Housing charity speaks out for ex-prisoners

 The Catholic Housing Aid Society (CHAS) has condemned a Conservative party campaign which claims ex-prisoners are being given social housing before families with young children. While the Homes Bill, currently in the committee stage at the House of Commons proposes to give more support to people leaving prison, Tory spokesman for Urban Regeneration said on Monday: "This means more children living in bed and breakfasts - while 'neighbours from hell' and ex-offenders push them down the housing list." A spokeswoman for CHAS dismissed this claim, saying: "This statement is sending out a very misleading message. Ex-prisoners and families are not competing for the same accommodation.

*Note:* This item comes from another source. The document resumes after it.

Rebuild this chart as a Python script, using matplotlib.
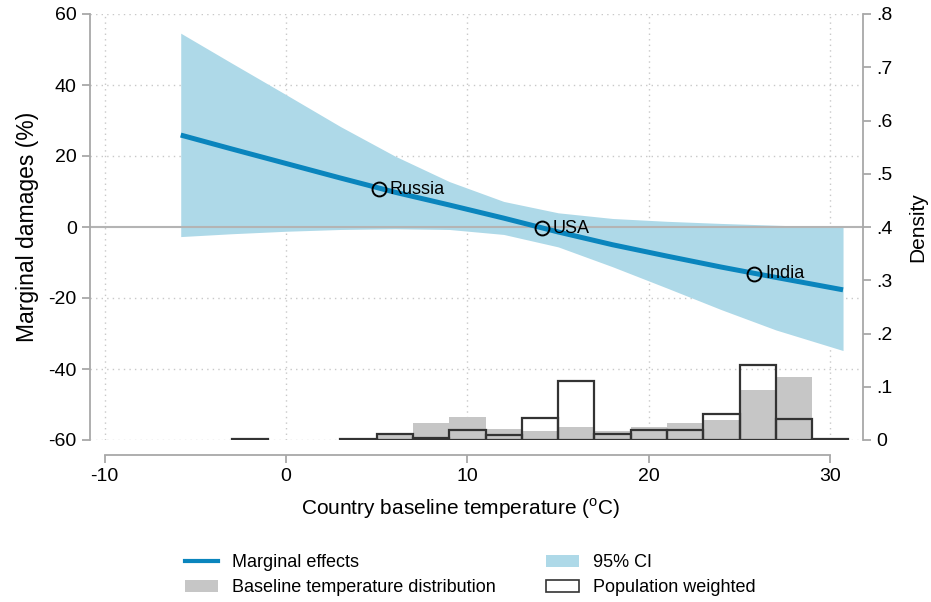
import matplotlib
matplotlib.use("Agg")
import matplotlib.pyplot as plt
from matplotlib.lines import Line2D
from matplotlib.patches import Patch

plt.rcParams['font.family'] = ['Liberation Sans', 'DejaVu Sans']
plt.rcParams['mathtext.fontset'] = 'custom'
plt.rcParams['mathtext.rm'] = 'Liberation Sans'
plt.rcParams['axes.unicode_minus'] = False

# marginal effect curve and 95% CI
temp = [-5.8, -3, 0, 3, 6, 9, 12, 15, 18, 21, 24, 27, 30.7]
effect = [25.9, 22.0, 17.9, 13.8, 9.8, 6.2, 2.5, -1.4, -5.0, -8.2, -11.3, -14.2, -17.7]
ci_upper = [54.6, 46.2, 37.3, 28.3, 20.0, 12.8, 7.2, 4.0, 2.4, 1.6, 1.0, 0.5, -0.1]
ci_lower = [-2.7, -1.9, -1.2, -0.7, -0.5, -0.7, -2.1, -5.6, -11.2, -17.2, -23.3, -29.0, -34.8]

countries = ['Russia', 'USA', 'India']
country_temp = [5.1, 14.1, 25.8]
country_effect = [10.6, -0.4, -13.1]

# histograms, bins of 2 degrees from -3 to 31
bin_left = [-3, -1, 1, 3, 5, 7, 9, 11, 13, 15, 17, 19, 21, 23, 25, 27, 29]
dens_countries = [0.003, 0, 0, 0.003, 0.011, 0.032, 0.044, 0.021, 0.017, 0.024,
                  0.017, 0.024, 0.032, 0.037, 0.093, 0.118, 0.002]
dens_population = [0.002, 0, 0, 0.002, 0.011, 0.004, 0.018, 0.009, 0.042, 0.110,
                   0.011, 0.018, 0.019, 0.048, 0.141, 0.039, 0.002]

blue = '#0a85bd'
ci_blue = '#aed9e8'
axis_gray = '#a8a8a8'
grid_gray = '#c8c8c8'

fig = plt.figure(figsize=(9.31, 6.02), dpi=100)
ax = fig.add_axes([90 / 931, 1 - 440 / 602, (863 - 90) / 931, (440 - 14) / 602])

ax.fill_between(temp, ci_lower, ci_upper, color=ci_blue, lw=0, zorder=1)
ax.axhline(0, color='#b4b4b4', lw=1.5, zorder=2)
ax.plot(temp, effect, color=blue, lw=3.6, zorder=3, solid_capstyle='butt')
ax.plot(country_temp, country_effect, 'o', ms=10, mfc='none', mec='black', mew=1.4, zorder=4)
for name, t, e in zip(countries, country_temp, country_effect):
    ax.annotate(name, (t, e), xytext=(8, 0), textcoords='offset points',
                ha='left', va='center', fontsize=13, zorder=5)

ax.set_xlim(-10.8, 31.8)
ax.set_ylim(-60, 60)
ax.set_xticks([-10, 0, 10, 20, 30])
ax.set_yticks([-60, -40, -20, 0, 20, 40, 60])
for y in [-60, -40, -20, 20, 40, 60]:
    ax.axhline(y, color=grid_gray, lw=1, ls=(0, (1, 3)), zorder=0)
for x in [-10, 0, 10, 20, 30]:
    ax.axvline(x, color=grid_gray, lw=1, ls=(0, (1, 3)), zorder=0)

ax.spines['top'].set_visible(False)
ax.spines['right'].set_visible(False)
ax.spines['bottom'].set_position(('outward', 11))
ax.spines['bottom'].set_bounds(-10, 30)
for s in ['left', 'bottom']:
    ax.spines[s].set_color(axis_gray)
    ax.spines[s].set_linewidth(1.3)
ax.tick_params(direction='out', length=6, width=1.3, color=axis_gray, labelsize=14)
ax.set_xlabel('Country baseline temperature ($^{\\mathrm{o}}$C)', fontsize=15, labelpad=8)
ax.xaxis.label.set_x(0.479)
ax.set_ylabel('Marginal damages (%)', fontsize=16.5, labelpad=7)

# empty bins are left out so no outline is drawn along the baseline
ax2 = ax.twinx()
cb = [(b, d) for b, d in zip(bin_left, dens_countries) if d > 0]
pb = [(b, d) for b, d in zip(bin_left, dens_population) if d > 0]
ax2.bar([b for b, d in cb], [d for b, d in cb], width=2, align='edge',
        color='#c6c6c6', lw=0, zorder=1)
ax2.bar([b for b, d in pb], [d for b, d in pb], width=2, align='edge', facecolor='none',
        edgecolor='#333333', lw=1.6, zorder=2)
ax2.set_ylim(0, 0.8)
ax2.set_yticks([0, 0.1, 0.2, 0.3, 0.4, 0.5, 0.6, 0.7, 0.8])
ax2.set_yticklabels(['0', '.1', '.2', '.3', '.4', '.5', '.6', '.7', '.8'])
for s in ['left', 'top', 'bottom']:
    ax2.spines[s].set_visible(False)
ax2.spines['right'].set_color(axis_gray)
ax2.spines['right'].set_linewidth(1.3)
ax2.tick_params(direction='out', length=6, width=1.3, color=axis_gray, labelsize=14)
ax2.set_ylabel('Density', fontsize=15, labelpad=11)

handles = [Line2D([], [], color=blue, lw=3),
           Patch(facecolor='#c6c6c6', edgecolor='none'),
           Patch(facecolor=ci_blue, edgecolor='none'),
           Patch(facecolor='white', edgecolor='#333333', lw=1.2)]
labels = ['Marginal effects', 'Baseline temperature distribution',
          '95% CI', 'Population weighted']
fig.legend(handles, labels, ncol=2, loc='upper left', bbox_to_anchor=(176 / 931, 1 - 545 / 602),
           frameon=False, fontsize=13, borderpad=0, handlelength=1.83, handleheight=0.65,
           handletextpad=0.78, columnspacing=2.75, labelspacing=0.45)

fig.savefig('out.png', dpi=100)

Most ex-prisoners only need single person accommodation while of course families require much more space." She said: "Ex-prisoners are forced into homelessness now, because their housing benefit stops after just 13 weeks. They used to receive it for a year. A young person kept in prison just on remand, or for a very short sentence, can be driven into a spiral of homelessness and poverty. "It is well known that at least of 50 per cent of street sleepers come straight from institutions. It is far more expensive to get someone back from that situation than providing them with some support and housing in the first place." Shelter and the National Association for the Care and Resettlement of Offenders (NACRO) echoed this view in a joint letter which they have sent to the government. They said: "Extending priority need to vulnerable ex-offenders is an appropriate policy for preventing homelessness and tackling rough sleepers in the long term. It also helps reduce re-offending rates. Therefore we support the government and reject these comments by Mr Loughton."